Bright Caverns

In Book 3 of The Prelude, Wordsworth describes a private, portable space located ‘within my mind’. He describes this interior space like a cave that he might ‘enter in at will’, finding there a bright store of thought. In the 2015 Jonathan Wordsworth Memorial Lecture given by Professor Frederick Burwick, this ‘dazzling cavern’ is identified as the site of Wordsworth’s imagination. You can watch the whole lecture online or read a shortened version over on the Wordsworth Trust’s blog.
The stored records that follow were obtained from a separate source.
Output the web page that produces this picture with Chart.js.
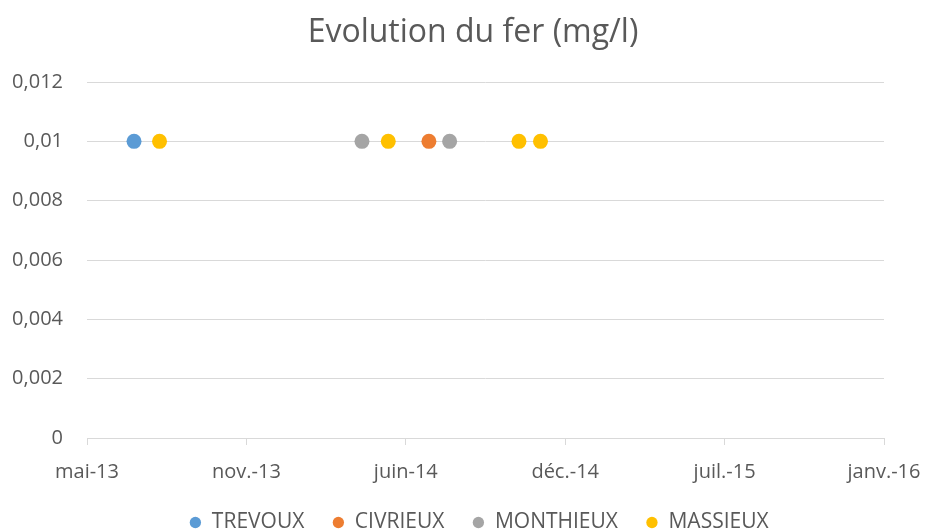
<!DOCTYPE html>
<html lang="fr">
  <head>
    <meta charset="UTF-8" />
    <title>Evolution du fer</title>
    <script src="https://cdn.jsdelivr.net/npm/chart.js"></script>
    <style>
      html, body { margin: 0; padding: 0; background: #fff; }
      .chart-box { width: 927px; height: 531px; }
    </style>
  </head>
  <body>
    <div class="chart-box">
      <canvas id="myChart"></canvas>
    </div>
    <script>
      // axe des dates : début mai-13, un repère tous les 200 jours
      const axisStart = "2013-05-01";
      const xTickLabels = ["mai-13", "nov.-13", "juin-14", "déc.-14", "juil.-15", "janv.-16"];
      const yTicks = [0, 0.002, 0.004, 0.006, 0.008, 0.01, 0.012];

      const trevouxDates = ["2013-06-29"];
      const trevouxValues = [0.01];
      const civrieuxDates = ["2014-07-04"];
      const civrieuxValues = [0.01];
      const monthieuxDates = ["2014-04-11", "2014-07-30"];
      const monthieuxValues = [0.01, 0.01];
      const massieuxDates = ["2013-07-31", "2014-05-14", "2014-10-25", "2014-11-21"];
      const massieuxValues = [0.01, 0.01, 0.01, 0.01];

      const dayOf = function (d) {
        return (Date.parse(d) - Date.parse(axisStart)) / 86400000;
      };
      const toPoints = function (dates, values) {
        return dates.map(function (d, i) {
          return { x: dayOf(d), y: values[i] };
        });
      };
      const serie = function (label, dates, values, color) {
        return {
          label: label,
          data: toPoints(dates, values),
          backgroundColor: color,
          borderColor: color,
          borderWidth: 0,
          pointRadius: 7.5,
          pointHoverRadius: 7.5,
          showLine: false,
        };
      };

      const txt = "#595959";
      const grid = "#d9d9d9";
      const font = "'Open Sans', sans-serif";

      // titre et légende centrés sur la zone de tracé, comme dans Excel
      const centerOnPlot = {
        id: "centerOnPlot",
        afterLayout: function (chart) {
          chart.legend.left += 37;
          chart.legend.right += 37;
          chart.titleBlock.left += 31;
          chart.titleBlock.right += 31;
        },
      };

      const ctx = document.getElementById("myChart");
      const myChart = new Chart(ctx, {
        type: "scatter",
        data: {
          datasets: [
            serie("TREVOUX", trevouxDates, trevouxValues, "#5b9bd5"),
            serie("CIVRIEUX", civrieuxDates, civrieuxValues, "#ed7d31"),
            serie("MONTHIEUX", monthieuxDates, monthieuxValues, "#a5a5a5"),
            serie("MASSIEUX", massieuxDates, massieuxValues, "#ffc000"),
          ],
        },
        plugins: [centerOnPlot],
        options: {
          responsive: true,
          maintainAspectRatio: false,
          animation: false,
          layout: { padding: { left: 0, right: 43, top: 0, bottom: -12 } },
          plugins: {
            title: {
              display: true,
              text: "Evolution du fer (mg/l)",
              color: txt,
              font: { family: font, size: 32, weight: "normal" },
              padding: { top: 14, bottom: 29.6 },
            },
            legend: {
              position: "bottom",
              labels: {
                color: txt,
                font: { family: font, size: 21 },
                usePointStyle: true,
                pointStyle: "circle",
                boxWidth: 12,
                boxHeight: 8,
                padding: 28,
              },
            },
            tooltip: { enabled: false },
          },
          scales: {
            x: {
              type: "linear",
              min: 0,
              max: 1000,
              border: { color: grid },
              grid: { drawOnChartArea: false, color: grid, tickLength: 7 },
              afterFit: function (scale) {
                scale.height = 46;
                scale.paddingLeft = 0;
                scale.paddingRight = 0;
              },
              ticks: {
                stepSize: 200,
                color: txt,
                font: { family: font, size: 20 },
                padding: 15,
                maxRotation: 0,
                callback: function (v, i) {
                  return xTickLabels[i];
                },
              },
            },
            y: {
              min: 0,
              max: 0.012,
              border: { display: false },
              grid: { color: grid, drawTicks: false },
              afterFit: function (scale) {
                scale.width = 87;
              },
              afterBuildTicks: function (scale) {
                scale.ticks = yTicks.map(function (v) {
                  return { value: v };
                });
              },
              ticks: {
                color: txt,
                font: { family: font, size: 20 },
                padding: 24,
                callback: function (v) {
                  return String(v).replace(".", ",");
                },
              },
            },
          },
        },
      });
    </script>
  </body>
</html>
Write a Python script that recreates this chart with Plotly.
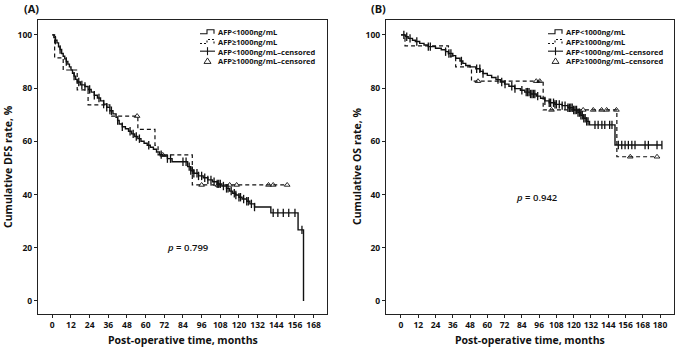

Years 1 and 2 at St. Catherine’s School in Penrith explored their own ‘bright caverns’ of imagination today, learning to carefully confuse and compound their senses in order to ‘draw’ sound. Students listened to field recordings made in the local landscape at the same time as drawing and they produced some dazzling examples of how we might imagine sound of using colour and pattern as well as language.

Here, a student from Year 2 represents the cave’s echo:

v v v
Helo Helo Helo

And here the wind is a string tangling around a mountain that is full of words that — to me, at least — sound like foot steps. Every splashy and echoing sound is followed by a question mark which, having explored Cathedral Caverns yesterday, seems exactly right.

Holly in Cathedral Cavern above Little Langdale

Helo? Helo? Helo? I shouted into the cave.
—-?—- said the cave in reply.

Claude glass

In my first week in residence, I’ve been making these Claude glasses, small curved black mirrors which 18th-century poets would have bound like a pocket-book and take up into the fells.

In a sonnet written in response to William Westall’s book of engavings, Views of the Caves near Ingleton, Gordale Scar, and Malham Cove, in Yorkshire, Wordsworth describes the view into a cave as being just like a Claude glass, or ‘Truth’s mystic glass’. In later editions he changes this to ‘thought’s optic glass’.

Night Pieces

Night is a continuous shadow or a moon-lit cloud in these erasure poems drawn from Wordsworth’s ‘A Night-Study’ by students at Energy Coast University Technical College in Workington. Sixty students wrote sixty variations and these are only a couple of the many bright nights imagined today. Other students had Wordsworth’s traveller ‘tread / o / n / the moon’ and one opened with what sounds like a warning: ‘piece / is / over’.


As part of the CAVES workshop, the students also wore ear defenders to write in response to sound (and soundlessness), exploring how to manage both the flow and fidget, the start and the stop of new ideas.